É possível aferir avanços do processo civilizatório por meio de diversos elementos: tecnologia, expansão do conhecimento, aumento do tempo de vida do ser humano, grau de conscientização da sociedade, entre outros. E um dos aspectos mais evidentes no seio das democracias, para medir seu grau de eficácia, é a racionalidade.
Ao atingir uma boa pontuação no capítulo da racionalidade, um povo mostra que seu sistema de decisão ganha lógica, densidade, justiça. É quando o voto sufragado nas urnas, por exemplo, sai do coração e sobe à cabeça. Nesse caso, o eleitor evita a síndrome do touro, que pensa com o coração e arremete com a cabeça.
Esse introito convida-nos a imaginar que grau civilizatório retrata a atualidade brasileira. De pronto, pode-se garantir que ainda não somos uma sociedade racional, eis que nossa cultura é intensamente banhada por torrentes de emoção. A gente brasileira é calorosa, vibrante, toma partido em tudo, e costuma decidir mais pelo coração do que pela cabeça.
Devemos convir, no entanto, que se expande por essas plagas o conceito de autogestão, praticado em muitas nações, particularmente pela cultura anglo-saxã. Seu lema é: a pessoa define metas e objetivos e escolhe meios e formas para atingi-los. Nas últimas décadas, esse ideário tem ganhado força em nosso meio na esteira da organicidade social.
A sociedade brasileira, desde o fim de 80, sob a égide de uma Constituição garantidora de direitos individuais e sociais, avançou na trilha da pressão sobre os poderes, passou a criticar e a cobrar providências de dirigentes até chegar ao estágio mais recente – a mobilização social -, fenômeno que adquiriu força nos idos de 2013. A miríade de entidades intermediárias – gênero, minorias étnicas e raciais, defesa corporativa, categorias profissionais – deu mostras de força, indo às ruas, desfraldando bandeiras, levantando barricadas.
Chegamos, assim, ao atual momento, em que o país, dividido e polarizado, escancara a locução, quebra paradigmas, elege dirigentes sem usar as regras do velho jogo, enquanto contingentes agem de forma autônoma, não mais parecendo manadas de bois correndo no pasto. Concordem ou não, o País dá alguns passos na direção da racionalidade.
Por isso mesmo, não há mais condição de adotar práticas carcomidas: negociatas por baixo do pano, planos e projetos feitos a portas trancadas, burocratas plasmando reformas dentro de quatro paredes. A hora é do debate plural. A hora é de abertura das redomas. O ciclo que o Brasil atravessa exige total transparência.
Grupos nomeados por ministros ou secretários de Pastas, que se recusam a debater com a sociedade organizada projetos sob sua ordenação estarão sujeitos à execração social. O Brasil requer o jogo aberto de ideias, ponto e contraponto, verso e reverso. Quem se negar a entrar no novo tabuleiro do jogo será fatalmente condenado por absoluta desconexão com a realidade.
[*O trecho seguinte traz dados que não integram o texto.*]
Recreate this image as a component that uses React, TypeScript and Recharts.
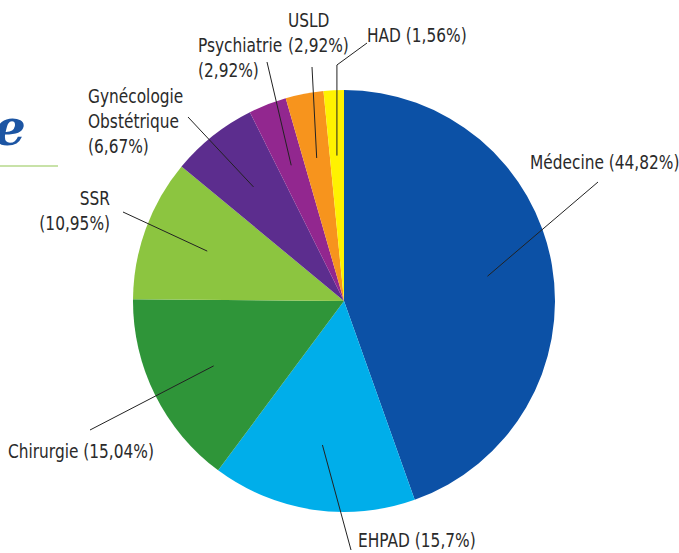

A propósito, algumas reformas estão nos laboratórios do Governo e do Congresso. Entre elas, em estágio final, a reforma da Previdência, que não merece entrar em lances de partilha ou nos ensaios de barganha dos congressistas. O país dela carece. E muito. Em elaboração está a reforma tributária. Todos os setores devem ser ouvidos. Não apenas a indústria. Vejam o que diz o economista Raul Veloso: “A reforma tributária mexe com a tributação de setores da economia, aumentando a de uns e reduzindo a de outros. (…) Mas esta é uma reforma em favor da indústria e contra o setor de serviços”.
Também vem por aí a reforma sindical. Montou-se um Conselhão do Trabalho, composto por tradicionais lideranças, mas se observa não haver participação de figuras representativas de novos segmentos da empregabilidade.
Esperemos, também, pelas reformas administrativa e política. A primeira só será eficaz se vestir o manto da racionalidade, com enxugamento de estruturas, ajustamento e treinamento de quadros, informatização e simplificação da burocracia, maior produtividade.
Já a reforma política, pelo menos no que diz respeito ao sistema de voto, precisa definir a melhor metodologia para encarnar a vontade popular. E todos esses ajustes não podem acontecer sem o crivo do cidadão. Afinal, ele é o verdadeiro dono do mandato dos representantes. Todo poder emana do povo. E em seu nome deve ser exercido.